Die Polizei hat das Hausprojekte Rigaer 94 gestürmt. Festgestellt werden sollten Personalien der Bewohner, um Räumungsklagen durchzusetzen.

Hausdurchsuchung im teilbesetzten Haus in der Rigaer Straße: 700 Polizisten sind im Einsatz Foto: Christoph Soeder/dpa

Berlin taz | Die Berliner Polizei hat sich am Donnerstagmorgen Zutritt zum autonomen Hausprojekt Rigaer Straße 94 verschafft und das Gebäude durchsucht. Das bestätigte Polizeisprecher Florian Nath auf Anfrage der taz. Umgesetzt werden demnach „Durchsuchungsbeschlüsse gegen 13 Wohnungen sowie 33 personenbezogene Beschlüsse“, so Nath. Hintergrund sind Räumungsklagen des Eigentümers beim Landgericht, das genauere Informationen darüber forderte, gegen wen sich die Klagen richten.

Laut Nath sei die Polizei seit 6 Uhr morgens mit 200 Be­am­t:in­nen vor Ort gewesen, 700 seien insgesamt an dem Einsatz beteiligt, auch um andere Gebäude in der Stadt, etwa das Landgericht und Büros der Eigentümer zu schützen. Um sich Zugang durch zwei verschlossene Tore zu verschaffen, seien Flexgeräte und Hydraulikspreizer eingesetzt worden. Auf dem Dach befanden sich Beamte des Höhenrettungsteams, so Nath.

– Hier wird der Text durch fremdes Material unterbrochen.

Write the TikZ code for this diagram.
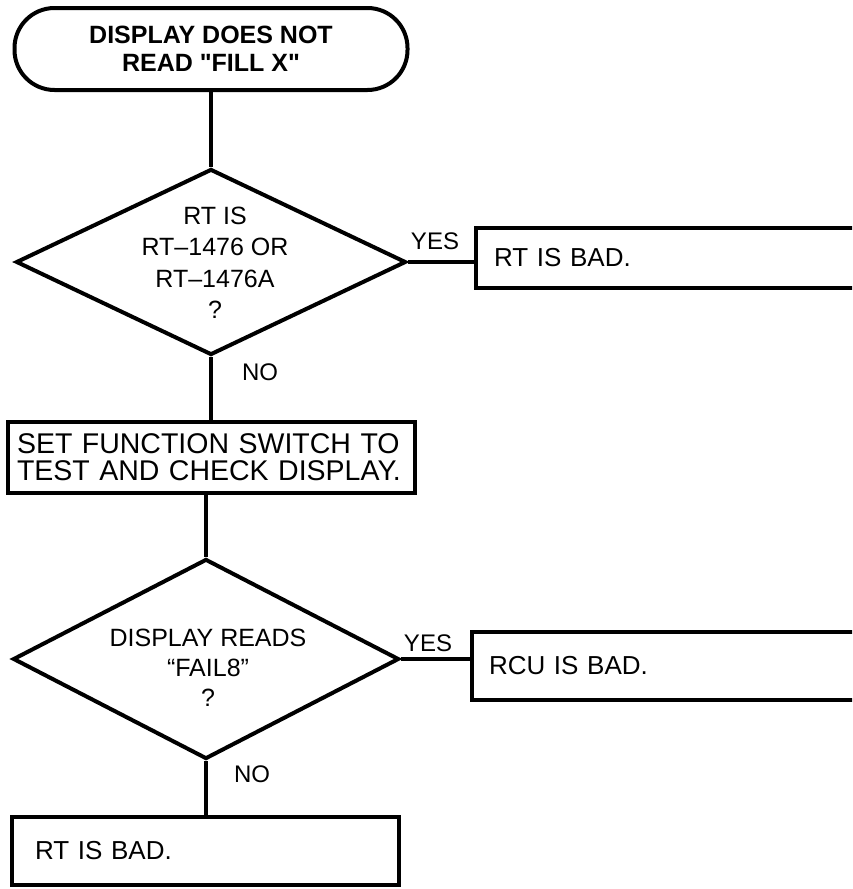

Bis zum Vormittag hatte die Polizei alle Wohnungen betreten. Angetroffen wurden dabei 15 Personen, deren Personalien festgestellt wurden. Widerstand habe es laut dem Polizeisprecher keinen gegeben: „Die waren völlig perplex.“

In der jüngeren Vergangenheit war es ruhig geworden um das Symbolprojekt der linksradikalen Szene. Im Juli hatten sich die Be­woh­ne­r:in­nen erstmals seit fast einem Jahr wieder mit einem Beitrag auf ihrem Hausblog zu Wort gemeldet. Demnach seien „die meisten der verbleibenden Mietverträge im vergangenen Sommer aufgelöst“ worden. Nur noch für 5 der Wohnungen des Projektes, das sich über den Seitenflügel und das Hinterhaus erstreckt, gebe es noch Mietverträge.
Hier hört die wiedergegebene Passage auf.